Contrary to what I had been thinking for a long time, though, I do have roots. But those roots are not in a place (or even a number of places). They are, instead, in people. In relationships. That’s where home resides for me: In family, and in friends. I should have known this long ago—I can be more “at home” in a strange place and in the company of friends than in my own house.

Home, for me and as the saying is, is where the heart is. It’s with the people I care about, and who care about me. I’ve spent some time looking for something outside of that, a place I can call home. But maybe I shouldn’t worry so much about that. Maybe I shouldn’t ask any more of a place than to be a roof over my head.

I should content myself with knowing that home exists for me, and I should spend more time with those people who… well, who “feel like home,” to me. Because that’s “where” my home is; that’s where I feel safe and at peace.

And I’m beginning to think that maybe that’s enough.

Second Guessing

On Sunday, I posted a review of Lisa Unger’s Beautiful Lies. Granted it wasn’t a great review, for which I choose to blame the Benedryl. But I’ve been thinking through some of the ideas that Unger—along with her narrator/protagonist, Ridley Jones—deals with in the novel. Particularly, the life philosophy Ridley espouses in terms of second guessing her decisions; big decisions or small ones, for good or ill—every decision we have made brings us to where we are, and there’s no way of knowing what might have happened if we had made another choice at any point along the way.

When we don’t like the outcome of decisions that we’ve made, we tend, I think, to romanticize the road not taken. I know I do, anyway. I’ve done that quite a bit as the past year here in North Carolina has unfolded. When the job didn’t turn out to be the great opportunity I’d expected it to be. When “rural” became “isolated.” When it became clear that I wanted to leave but that I now own a house here.

I got to thinking about how, if I’d stayed in Columbus, at Capital, I’d most likely have been tenured and promoted this year. About how I likely wouldn’t be tethered to a mortgage payment. About how I would be living in that sense of “home” about Columbus, and Ohio more generally, that I didn’t even really know I had.

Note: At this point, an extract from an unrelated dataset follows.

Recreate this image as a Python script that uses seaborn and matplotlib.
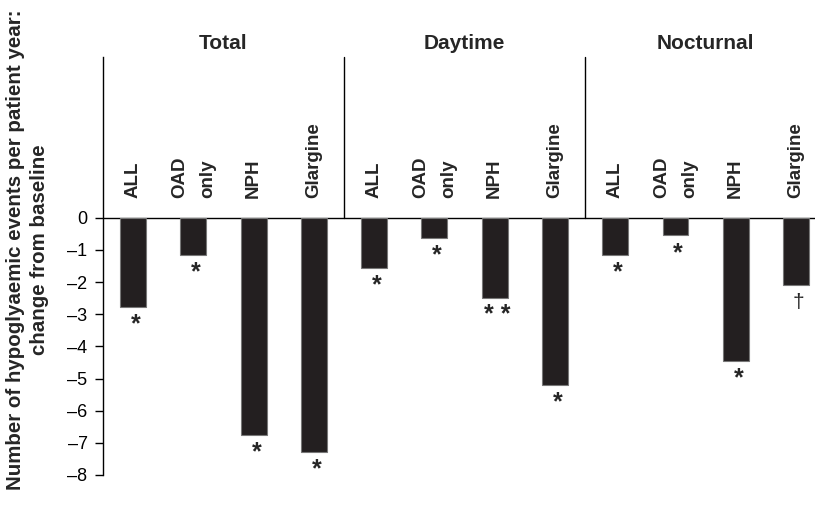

And that’s kind of the point, I think. Not only do I not know now how those things would have gone had I stayed (though I’m almost certain of at least the job part, given how things were going when I was there), but I didn’t know some of the things I’ve learned now. It’s almost like I needed to come here—to make some of these mistakes (as I see them now)—in order to know what I want.

I have a quote from an episode of How I Met Your Mother on my Facebook page. I put it there because I think it’s, generally, pretty good advice. “For the most part, if you’re really honest with yourself about what you want out of life, life gives it to you.” That same idea was put to me in a comment on this blog about a week ago: “Ask the universe for what you want. Be truthful. What do you really want? And maybe, just maybe, you will get it.”

Being honest or truthful about what we want features prominently in both of these formulations. And, in fact, I’m pretty clear, in my own mind, about what I want. I want to move back to Ohio. I want a job in which my standard 110% commitment of time and energy is good enough. I want to be able to help my parents out as they continue to get older. I want to be in a city, or at least a town. I want the kind of general stability that allows for true spontaneity. I want to be a good friend.

And I’m willing to work at and for these things…. Really I am.

There are other things I want, too. But asking for more than these right now seems greedy. And even this list provokes fears in me, and makes me scared. Scared that I won’t get the job I’m interviewing for next week; scared that I will. Scared that I’m somehow pushing my friends away. Scared that I’m making more mistakes.

But that last fear, I’m working very hard to put aside. Because I’m being honest about what I want. And I’m going after those things. And I’m working hard at not second-guessing the decisions I’ve made that have brought me here, either. After all, those decisions—those mistakes—have made me who I am and have taught me what I want.

They can’t, then, be all bad, can they?